For higher-order topological insulators, we developed a mathematical framework that allows to predict which materials have this property. Based on our prediction we found that elementary bismuth is an iconic representative of this new phase of matter. Together with experimental groups, we collected evidence that our prediction is actually true. From this starting point, we developed the concept of higher-order topology in many further directions. Among others, we found criteria under which two-dimensional crystals (like graphene) have corner charges (the lower dimensional version of the conducting hinge modes). Furthermore, we studied higher-order topological superconductors, which have corner or hinge modes that are called Majorana fermions and may be relevant for building quantum computers. These developments are flanked by many other subprojects and methodological progress. Most prominently, we work on a code package called Wannier Berri, which allows to calculate response functions of real materials, based on band structure calculations, with extremely high precision. We tested the code on several occasions in collaboration with experimental groups or when we predict new topological quantum materials.

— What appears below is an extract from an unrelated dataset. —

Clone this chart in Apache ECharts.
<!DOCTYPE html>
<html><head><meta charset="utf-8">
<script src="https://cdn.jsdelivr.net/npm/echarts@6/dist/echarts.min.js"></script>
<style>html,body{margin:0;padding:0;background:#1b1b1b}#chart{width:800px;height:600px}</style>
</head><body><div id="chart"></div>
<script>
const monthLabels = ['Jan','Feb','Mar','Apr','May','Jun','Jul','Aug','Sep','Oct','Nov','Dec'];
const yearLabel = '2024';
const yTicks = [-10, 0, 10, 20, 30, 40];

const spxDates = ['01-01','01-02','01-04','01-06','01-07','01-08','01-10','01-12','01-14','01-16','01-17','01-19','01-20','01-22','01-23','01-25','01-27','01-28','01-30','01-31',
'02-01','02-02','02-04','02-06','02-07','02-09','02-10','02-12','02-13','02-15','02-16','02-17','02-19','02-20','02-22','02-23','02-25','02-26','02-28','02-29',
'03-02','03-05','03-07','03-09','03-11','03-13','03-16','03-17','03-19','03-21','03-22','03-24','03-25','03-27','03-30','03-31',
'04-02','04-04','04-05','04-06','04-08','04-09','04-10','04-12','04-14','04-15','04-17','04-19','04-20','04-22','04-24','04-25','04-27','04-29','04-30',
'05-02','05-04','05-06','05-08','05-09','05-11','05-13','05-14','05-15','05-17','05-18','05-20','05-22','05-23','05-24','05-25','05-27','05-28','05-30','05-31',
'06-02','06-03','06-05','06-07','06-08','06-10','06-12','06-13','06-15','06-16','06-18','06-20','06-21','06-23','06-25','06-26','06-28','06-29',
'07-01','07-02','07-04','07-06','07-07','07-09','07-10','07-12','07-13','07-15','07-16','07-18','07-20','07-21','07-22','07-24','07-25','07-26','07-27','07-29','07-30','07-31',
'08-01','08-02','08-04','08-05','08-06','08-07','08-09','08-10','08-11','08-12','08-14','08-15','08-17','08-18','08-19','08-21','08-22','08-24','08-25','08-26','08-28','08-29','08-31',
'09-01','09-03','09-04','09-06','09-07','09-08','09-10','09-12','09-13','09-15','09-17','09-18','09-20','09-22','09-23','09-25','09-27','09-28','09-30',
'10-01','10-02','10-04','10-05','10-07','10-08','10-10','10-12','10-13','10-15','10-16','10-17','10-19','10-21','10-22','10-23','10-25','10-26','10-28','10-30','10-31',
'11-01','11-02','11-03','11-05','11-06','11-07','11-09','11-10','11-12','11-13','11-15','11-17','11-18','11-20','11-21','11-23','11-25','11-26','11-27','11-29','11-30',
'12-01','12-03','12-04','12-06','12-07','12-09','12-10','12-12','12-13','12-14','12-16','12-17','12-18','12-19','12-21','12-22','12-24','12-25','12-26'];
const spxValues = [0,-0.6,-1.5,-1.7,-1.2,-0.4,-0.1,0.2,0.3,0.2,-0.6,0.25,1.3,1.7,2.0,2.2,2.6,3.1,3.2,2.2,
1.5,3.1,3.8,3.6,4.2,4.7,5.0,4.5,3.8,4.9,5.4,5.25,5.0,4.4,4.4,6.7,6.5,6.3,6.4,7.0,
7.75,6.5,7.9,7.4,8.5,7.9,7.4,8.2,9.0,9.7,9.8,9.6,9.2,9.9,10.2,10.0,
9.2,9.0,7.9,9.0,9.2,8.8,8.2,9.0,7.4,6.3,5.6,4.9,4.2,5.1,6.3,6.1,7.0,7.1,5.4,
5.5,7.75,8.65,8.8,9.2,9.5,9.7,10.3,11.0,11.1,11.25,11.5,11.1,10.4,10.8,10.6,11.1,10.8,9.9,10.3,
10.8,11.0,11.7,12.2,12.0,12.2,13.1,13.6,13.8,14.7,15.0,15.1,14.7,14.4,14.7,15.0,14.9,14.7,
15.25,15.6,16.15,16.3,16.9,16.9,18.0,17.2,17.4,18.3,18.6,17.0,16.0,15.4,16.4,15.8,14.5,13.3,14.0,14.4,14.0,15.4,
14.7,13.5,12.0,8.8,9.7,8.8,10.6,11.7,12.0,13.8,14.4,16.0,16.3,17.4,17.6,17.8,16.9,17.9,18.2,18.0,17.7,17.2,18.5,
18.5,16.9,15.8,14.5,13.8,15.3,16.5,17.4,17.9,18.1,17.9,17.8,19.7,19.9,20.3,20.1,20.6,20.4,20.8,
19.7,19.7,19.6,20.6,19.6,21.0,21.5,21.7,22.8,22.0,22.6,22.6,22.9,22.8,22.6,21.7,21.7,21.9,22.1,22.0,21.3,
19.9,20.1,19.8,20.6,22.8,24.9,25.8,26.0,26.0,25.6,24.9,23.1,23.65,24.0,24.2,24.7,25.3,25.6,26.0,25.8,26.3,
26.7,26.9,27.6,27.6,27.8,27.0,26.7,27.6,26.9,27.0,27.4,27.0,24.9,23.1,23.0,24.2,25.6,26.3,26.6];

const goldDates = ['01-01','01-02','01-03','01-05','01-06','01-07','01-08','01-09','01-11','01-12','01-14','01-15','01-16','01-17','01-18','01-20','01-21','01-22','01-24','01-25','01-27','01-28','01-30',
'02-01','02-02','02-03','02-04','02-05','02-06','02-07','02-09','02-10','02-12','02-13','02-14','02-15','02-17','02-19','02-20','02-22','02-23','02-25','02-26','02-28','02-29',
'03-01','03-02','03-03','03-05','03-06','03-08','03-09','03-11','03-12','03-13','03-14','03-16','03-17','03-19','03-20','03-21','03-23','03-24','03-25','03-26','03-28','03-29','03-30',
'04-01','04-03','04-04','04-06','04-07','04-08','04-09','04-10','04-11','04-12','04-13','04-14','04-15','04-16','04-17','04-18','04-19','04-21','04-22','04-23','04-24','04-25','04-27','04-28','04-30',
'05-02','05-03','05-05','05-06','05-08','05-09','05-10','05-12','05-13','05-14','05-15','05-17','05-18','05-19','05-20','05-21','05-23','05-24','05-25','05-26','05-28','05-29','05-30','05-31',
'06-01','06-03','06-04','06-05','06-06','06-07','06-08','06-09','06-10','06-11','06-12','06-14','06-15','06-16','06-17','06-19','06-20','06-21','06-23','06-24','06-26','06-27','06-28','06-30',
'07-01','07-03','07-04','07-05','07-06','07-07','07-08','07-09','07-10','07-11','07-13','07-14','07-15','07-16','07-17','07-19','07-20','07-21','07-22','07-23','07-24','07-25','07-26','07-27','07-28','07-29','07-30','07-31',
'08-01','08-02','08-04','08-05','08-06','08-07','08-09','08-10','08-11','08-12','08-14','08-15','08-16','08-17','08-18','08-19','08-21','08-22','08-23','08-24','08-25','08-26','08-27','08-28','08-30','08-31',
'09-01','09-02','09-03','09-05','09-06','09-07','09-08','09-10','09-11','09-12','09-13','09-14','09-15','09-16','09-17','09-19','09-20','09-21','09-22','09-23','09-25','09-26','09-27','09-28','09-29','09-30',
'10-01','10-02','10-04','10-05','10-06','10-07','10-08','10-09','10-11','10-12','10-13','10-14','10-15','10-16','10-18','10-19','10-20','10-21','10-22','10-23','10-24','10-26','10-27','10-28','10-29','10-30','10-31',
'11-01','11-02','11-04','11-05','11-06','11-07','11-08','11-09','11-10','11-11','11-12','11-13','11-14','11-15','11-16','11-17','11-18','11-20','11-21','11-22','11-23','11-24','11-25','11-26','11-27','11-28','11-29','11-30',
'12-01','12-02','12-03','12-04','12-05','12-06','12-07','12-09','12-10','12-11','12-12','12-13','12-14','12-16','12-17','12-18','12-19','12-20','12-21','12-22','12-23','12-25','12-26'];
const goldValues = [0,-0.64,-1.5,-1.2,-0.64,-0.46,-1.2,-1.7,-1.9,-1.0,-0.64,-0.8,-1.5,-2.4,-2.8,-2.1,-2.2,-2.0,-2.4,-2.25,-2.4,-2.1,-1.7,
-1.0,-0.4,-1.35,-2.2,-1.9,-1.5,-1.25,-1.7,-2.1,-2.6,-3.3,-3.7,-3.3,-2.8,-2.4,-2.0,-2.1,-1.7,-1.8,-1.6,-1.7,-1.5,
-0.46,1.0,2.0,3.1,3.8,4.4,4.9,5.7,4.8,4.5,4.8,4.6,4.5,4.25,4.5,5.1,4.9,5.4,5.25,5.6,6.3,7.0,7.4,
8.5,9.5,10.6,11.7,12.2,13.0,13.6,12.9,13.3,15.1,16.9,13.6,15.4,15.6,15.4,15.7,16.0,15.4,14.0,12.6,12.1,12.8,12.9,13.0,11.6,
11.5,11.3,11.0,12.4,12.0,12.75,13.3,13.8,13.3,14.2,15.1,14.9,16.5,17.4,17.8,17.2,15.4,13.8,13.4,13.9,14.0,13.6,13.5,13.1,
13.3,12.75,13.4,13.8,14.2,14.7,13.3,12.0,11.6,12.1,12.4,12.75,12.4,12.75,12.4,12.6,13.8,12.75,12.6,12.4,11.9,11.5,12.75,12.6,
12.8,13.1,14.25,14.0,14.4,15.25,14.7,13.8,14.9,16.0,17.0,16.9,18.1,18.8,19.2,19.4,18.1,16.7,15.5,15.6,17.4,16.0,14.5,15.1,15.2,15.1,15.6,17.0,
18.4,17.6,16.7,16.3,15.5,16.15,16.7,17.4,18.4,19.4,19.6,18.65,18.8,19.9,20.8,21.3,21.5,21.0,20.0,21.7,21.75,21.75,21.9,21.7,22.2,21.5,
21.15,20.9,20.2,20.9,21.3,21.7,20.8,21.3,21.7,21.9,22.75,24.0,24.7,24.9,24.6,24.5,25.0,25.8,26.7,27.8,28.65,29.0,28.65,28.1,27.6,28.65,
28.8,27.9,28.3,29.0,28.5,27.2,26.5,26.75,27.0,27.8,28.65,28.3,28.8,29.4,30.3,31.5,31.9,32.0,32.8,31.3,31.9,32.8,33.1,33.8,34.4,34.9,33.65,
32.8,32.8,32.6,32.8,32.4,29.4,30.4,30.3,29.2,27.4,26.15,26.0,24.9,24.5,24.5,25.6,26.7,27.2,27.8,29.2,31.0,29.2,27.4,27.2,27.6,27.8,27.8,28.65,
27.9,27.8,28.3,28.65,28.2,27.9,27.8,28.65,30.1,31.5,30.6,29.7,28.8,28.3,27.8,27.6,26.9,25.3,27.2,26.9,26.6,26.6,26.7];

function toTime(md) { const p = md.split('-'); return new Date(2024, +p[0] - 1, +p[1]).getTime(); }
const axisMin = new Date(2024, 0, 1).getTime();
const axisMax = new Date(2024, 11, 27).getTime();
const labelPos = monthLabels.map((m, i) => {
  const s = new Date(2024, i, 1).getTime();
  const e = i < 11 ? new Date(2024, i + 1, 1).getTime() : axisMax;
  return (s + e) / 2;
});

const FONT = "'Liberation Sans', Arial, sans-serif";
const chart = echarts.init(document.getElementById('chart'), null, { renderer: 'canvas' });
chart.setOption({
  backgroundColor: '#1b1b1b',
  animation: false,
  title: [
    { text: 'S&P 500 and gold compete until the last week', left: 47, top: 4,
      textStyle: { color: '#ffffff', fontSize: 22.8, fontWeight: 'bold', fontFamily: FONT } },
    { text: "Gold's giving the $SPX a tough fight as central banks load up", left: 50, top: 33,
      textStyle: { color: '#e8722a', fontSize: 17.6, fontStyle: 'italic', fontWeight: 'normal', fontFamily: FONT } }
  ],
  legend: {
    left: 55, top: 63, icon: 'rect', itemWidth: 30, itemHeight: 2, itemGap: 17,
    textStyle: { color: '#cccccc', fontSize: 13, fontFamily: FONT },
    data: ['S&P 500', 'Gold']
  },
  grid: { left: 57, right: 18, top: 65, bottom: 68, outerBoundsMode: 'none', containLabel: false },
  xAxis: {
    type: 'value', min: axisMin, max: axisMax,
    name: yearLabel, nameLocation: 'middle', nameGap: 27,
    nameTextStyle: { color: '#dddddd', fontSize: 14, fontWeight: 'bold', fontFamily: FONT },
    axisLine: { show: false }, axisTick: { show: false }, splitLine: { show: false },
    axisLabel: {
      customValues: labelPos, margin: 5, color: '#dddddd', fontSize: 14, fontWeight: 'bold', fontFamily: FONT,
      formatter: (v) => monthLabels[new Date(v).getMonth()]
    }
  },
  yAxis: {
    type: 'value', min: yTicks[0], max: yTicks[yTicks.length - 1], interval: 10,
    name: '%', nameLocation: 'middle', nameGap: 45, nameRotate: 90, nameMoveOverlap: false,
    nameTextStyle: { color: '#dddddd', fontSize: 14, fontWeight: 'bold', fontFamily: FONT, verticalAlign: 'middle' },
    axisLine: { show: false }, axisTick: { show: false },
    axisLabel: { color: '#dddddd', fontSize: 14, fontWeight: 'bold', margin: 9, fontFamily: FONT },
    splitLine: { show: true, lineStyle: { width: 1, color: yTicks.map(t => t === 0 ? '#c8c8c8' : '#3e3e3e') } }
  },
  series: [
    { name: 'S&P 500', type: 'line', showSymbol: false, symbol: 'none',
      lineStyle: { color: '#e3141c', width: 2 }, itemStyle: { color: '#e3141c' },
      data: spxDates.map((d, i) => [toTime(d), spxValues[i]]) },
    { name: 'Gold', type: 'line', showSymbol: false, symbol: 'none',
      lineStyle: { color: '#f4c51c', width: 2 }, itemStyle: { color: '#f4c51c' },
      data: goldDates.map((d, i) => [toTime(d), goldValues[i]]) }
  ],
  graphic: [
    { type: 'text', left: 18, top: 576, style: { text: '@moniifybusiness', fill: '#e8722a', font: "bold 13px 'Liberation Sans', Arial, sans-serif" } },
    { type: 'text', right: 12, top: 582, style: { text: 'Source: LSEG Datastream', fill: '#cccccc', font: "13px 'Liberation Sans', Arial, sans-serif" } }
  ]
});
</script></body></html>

For the numerical investigation of strongly interacting phases of matter, we have mostly focused on code development and benchmarking of the method of neural network quantum states. In that way, one of the PARATOP team members, Kenny Choo, contributed to NetKet, the most prevalent software package in this filed. The results are very promising. We tested the new method on 1D systems, and on the 2D J1-J2 Heisenberg model on the square lattice, which is a iconic model of frustrated magnetism. We found that ground state energy and low-lying excitation energies with new records in numerical precision. More broadly, we studied various applications of machine learning technology to condensed matter physics.
All the topological material properties that we studied so far assumed that the energy is conserved in the system, in which case it is mathematically described by a Hermitian operator. Going forward, we plan to extend the new topological concepts to the domain of non-Hermitian topology. This concerns the description of lossy systems, either trough coupling to some environment or materials in which quasi-particles have a finite lifetime due to interactions. In this case, completely new mathematical structures and physical concepts emerge. We want to study the fate of higher-order and related topology under this new paradigm.

On the forefront of neural network quantum states, we are ready to take the next step and explore systems which have not been studied with comparably powerful methods before, because of computational limitations. In particular, we want to look at 3D frustrated spin systems, for which very few numerically unbiased results exist.

Aside from these two major directions, we will continue to improve our understanding of topological matter in various respects, and improve our code package Wannier Berri.